Embodiments of the invention provide a rear projection imaging structure with a desirable and extremely thin form factor dramatically decreasing the required active area of image generators such as for Liquid Crystal Display panels. A high ambient light suppression is provided without having to apply anti-reflection coatings. Further, conventional rear projection components such as lenses and mirrors may be eliminated by using optical microstructures. A robust, sealed optical path that is resistant to misalignment and dust or dirt intrusion is provided, as well as a desirable low cost rear projection imaging module compatible with many illumination techniques.

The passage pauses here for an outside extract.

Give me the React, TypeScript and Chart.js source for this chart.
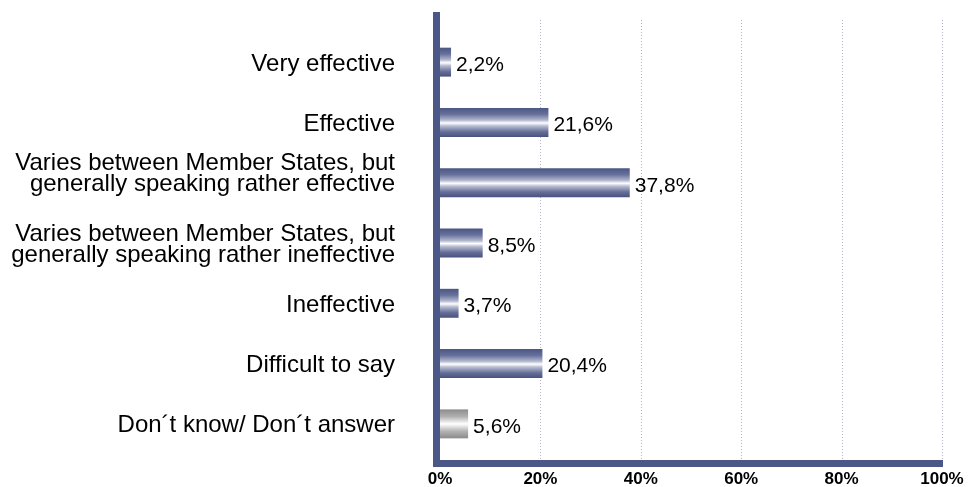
import React, { useEffect, useRef } from "react";
import { Chart, registerables } from "chart.js";

Chart.register(...registerables);

const categories: (string | string[])[] = [
  "Very effective",
  "Effective",
  ["Varies between Member States, but", "generally speaking rather effective", ""],
  ["Varies between Member States, but", "generally speaking rather ineffective"],
  "Ineffective",
  "Difficult to say",
  "Don´t know/ Don´t answer",
];
const values: number[] = [2.2, 21.6, 37.8, 8.5, 3.7, 20.4, 5.6];
const grayFlags: boolean[] = [false, false, false, false, false, false, true];
const xTicks: number[] = [0, 20, 40, 60, 80, 100];

const FONT = "'Liberation Sans', Arial, sans-serif";
const AXIS_COLOR = "#4a5787";
const BAR_FRACTION = 0.48;

function fmt(v: number) {
  return v.toFixed(1).replace(".", ",") + "%";
}

export default function App() {
  const ref = useRef<HTMLCanvasElement | null>(null);

  useEffect(() => {
    if (!ref.current) return;

    const decorPlugin = {
      id: "decor",
      beforeDatasetsDraw(chart: any) {
        const { ctx, chartArea, scales } = chart;
        ctx.save();
        ctx.strokeStyle = "#aeb2ca";
        ctx.lineWidth = 1;
        ctx.setLineDash([1, 2]);
        xTicks.forEach((t) => {
          if (t === 0) return;
          const x = Math.round(scales.x.getPixelForValue(t)) + 0.5;
          ctx.beginPath();
          ctx.moveTo(x, chartArea.top - 12);
          ctx.lineTo(x, chartArea.bottom + 6);
          ctx.stroke();
        });
        ctx.restore();
      },
      afterDatasetsDraw(chart: any) {
        const { ctx } = chart;
        const meta = chart.getDatasetMeta(0);
        ctx.save();
        ctx.font = `21px ${FONT}`;
        ctx.fillStyle = "#000";
        ctx.textAlign = "left";
        ctx.textBaseline = "middle";
        meta.data.forEach((el: any, i: number) => {
          ctx.fillText(fmt(values[i]), el.x + 5, el.y + 3);
        });
        ctx.restore();
      },
      afterDraw(chart: any) {
        const { ctx, chartArea, scales } = chart;
        ctx.save();
        ctx.fillStyle = AXIS_COLOR;
        const left = chartArea.left;
        const right = scales.x.getPixelForValue(100) + 1;
        const top = chartArea.top - 20;
        const hy = chartArea.bottom + 6;
        ctx.fillRect(left - 7, top, 7, hy + 7 - top);
        ctx.fillRect(left - 7, hy, right - left + 7, 7);
        ctx.restore();
      },
    };

    const makeGradient = (c: any) => {
      const chart = c.chart;
      const ys = chart.scales?.y;
      if (!ys || !chart.chartArea) return "#4a5787";
      const i = c.dataIndex;
      const yc = ys.getPixelForValue(i);
      const step = Math.abs(ys.getPixelForValue(1) - ys.getPixelForValue(0));
      const h = step * BAR_FRACTION;
      const g = chart.ctx.createLinearGradient(0, yc - h / 2, 0, yc + h / 2);
      if (grayFlags[i]) {
        g.addColorStop(0, "#8c8c8c");
        g.addColorStop(0.25, "#b0b0b0");
        g.addColorStop(0.5, "#ffffff");
        g.addColorStop(0.75, "#b4b4b4");
        g.addColorStop(1, "#8a8a8a");
      } else {
        g.addColorStop(0, "#4b5683");
        g.addColorStop(0.22, "#67719b");
        g.addColorStop(0.42, "#b2b7cf");
        g.addColorStop(0.52, "#ffffff");
        g.addColorStop(0.62, "#b8bdd2");
        g.addColorStop(0.82, "#656f98");
        g.addColorStop(1, "#48527e");
      }
      return g;
    };

    const chart = new Chart(ref.current, {
      type: "bar",
      data: {
        labels: categories,
        datasets: [
          {
            data: values,
            backgroundColor: makeGradient,
            borderWidth: 0,
            barPercentage: BAR_FRACTION,
            categoryPercentage: 1,
          },
        ],
      },
      options: {
        indexAxis: "y",
        animation: false,
        responsive: true,
        maintainAspectRatio: false,
        layout: { padding: { top: 32, right: 31, bottom: 0, left: 0 } },
        plugins: {
          legend: { display: false },
          tooltip: { enabled: false },
        },
        scales: {
          x: {
            min: 0,
            max: 100,
            grid: { display: false, drawTicks: true, tickLength: 15 },
            border: { display: false },
            afterBuildTicks: (scale: any) => {
              scale.ticks = xTicks.map((v) => ({ value: v }));
            },
            afterFit: (scale: any) => {
              scale.height = 33;
            },
            ticks: {
              padding: 0,
              autoSkip: false,
              maxRotation: 0,
              color: "#000",
              font: { family: FONT, size: 17, weight: "bold" },
              callback: (v: any) => `${v}%`,
            },
          },
          y: {
            grid: { display: false, drawTicks: true, tickLength: 45 },
            border: { display: false },
            afterFit: (scale: any) => {
              scale.width = 440;
            },
            ticks: {
              padding: 0,
              autoSkip: false,
              labelOffset: 2,
              color: "#000",
              font: { family: FONT, size: 24, lineHeight: 0.9 },
            },
          },
        },
      },
      plugins: [decorPlugin],
    });

    return () => chart.destroy();
  }, []);

  return (
    <div style={{ position: "absolute", left: 0, top: 0, width: 973, height: 487, background: "#fff" }}>
      <canvas ref={ref} />
    </div>
  );
}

Yet further, embodiments of the invention may provide fiber light guides with low optical attenuation, and a one-dimensional fiber magnifier having a high fiber fill-factor and a small number of fiber light guides, by way of example.

Brief Description of Drawings For a fuller understanding of the invention, reference is made to the following detailed description, taken in connection with the accompanying drawings illustrating embodiments of the present invention, in which:

FIG. 1 is a diagrammatical illustration of one optical display system in keeping with the teachings of the present invention; FIG. 2 is an exploded perspective view of a fiber optic light guide imager in keeping with the teachings of the present invention, illustrating magnifying in one dimension, with light redirecting structure and screen, by way of example;

FIG. 2A is a perspective view of one implementation of a non-square light guide imager with the image input disposed along a long input face; FIG. 2B is a perspective view of an alternative embodiment of a light guide imager with the image input disposed along a short input face;

FIG. 3A is a cutaway cross-sectional view of an image generator, such as a liquid crystal display panel, incorporating full-structure anamorphic picture elements, without subpixels; FIG. 3B is a cutaway cross-sectional view of an image generator, such as a liquid crystal display panel, having pre-distorted, anamorphic picture elements, commonly called pixels, arranged into color-primary subpixels:

FIG. 4A is a cutaway cross-sectional view of a fiber imager input face having fiber pitches appropriate for spatially sampling the image generator of FIG. 3A;

FIG. 4B is a cutaway cross-sectional view of a fiber imager input face having fiber pitches appropriate for spatially sampling the image generator of FIG. 3B;

FIG. 5 is a partial cutaway, cross-sectional side view of the bias-cut output face of a light guide imager as interfaced to a light redirecting structure; FIG. 5A is a partial diagrammatical view of FIG. 5 illustrating a relationship between arcuate slab waveguides of one light redirecting structure and bias-cut waveguides of an array magnifier;

FIG. 6 is a cutaway, cross-sectional side view of a light redirecting structure integrated with an ambient-light-suppression screen element, the structural dimensions being somewhat exaggerated to more clearly illustrate the functional relationships of the components;

FIG. 6A is an enlarged section of FIG. 6 illustrating additional features for a saw tooth screen structure in keeping with the teachings of the present invention;

FIG. 7A is a diagrammatical illustration of a pixel array having a plurality of symmetric pixels arranged in a 4:3 aspect ratio;

FIG. 7B is a diagrammatical illustration of the pixel array of FIG. 7A after a shrinking of each pixel along a short dimension of the array to provide an anamorphic pixel array a modified 4:3 aspect ratio;

FIG. 7C illustrates one modification of a circular pixel to an oval, thus anamorphic pixel;

FIG. 8 is a partial cutaway cross-sectional view of fibers in a light guide imager input face;

FIG. 9A is a side cross-sectional view of a light guide imager indicating a one disposition of input and output faces that determines magnification factor; and FIG. 9B is a side cross-sectional view of an alternative disposition of input and output faces that likewise determines magnification factor.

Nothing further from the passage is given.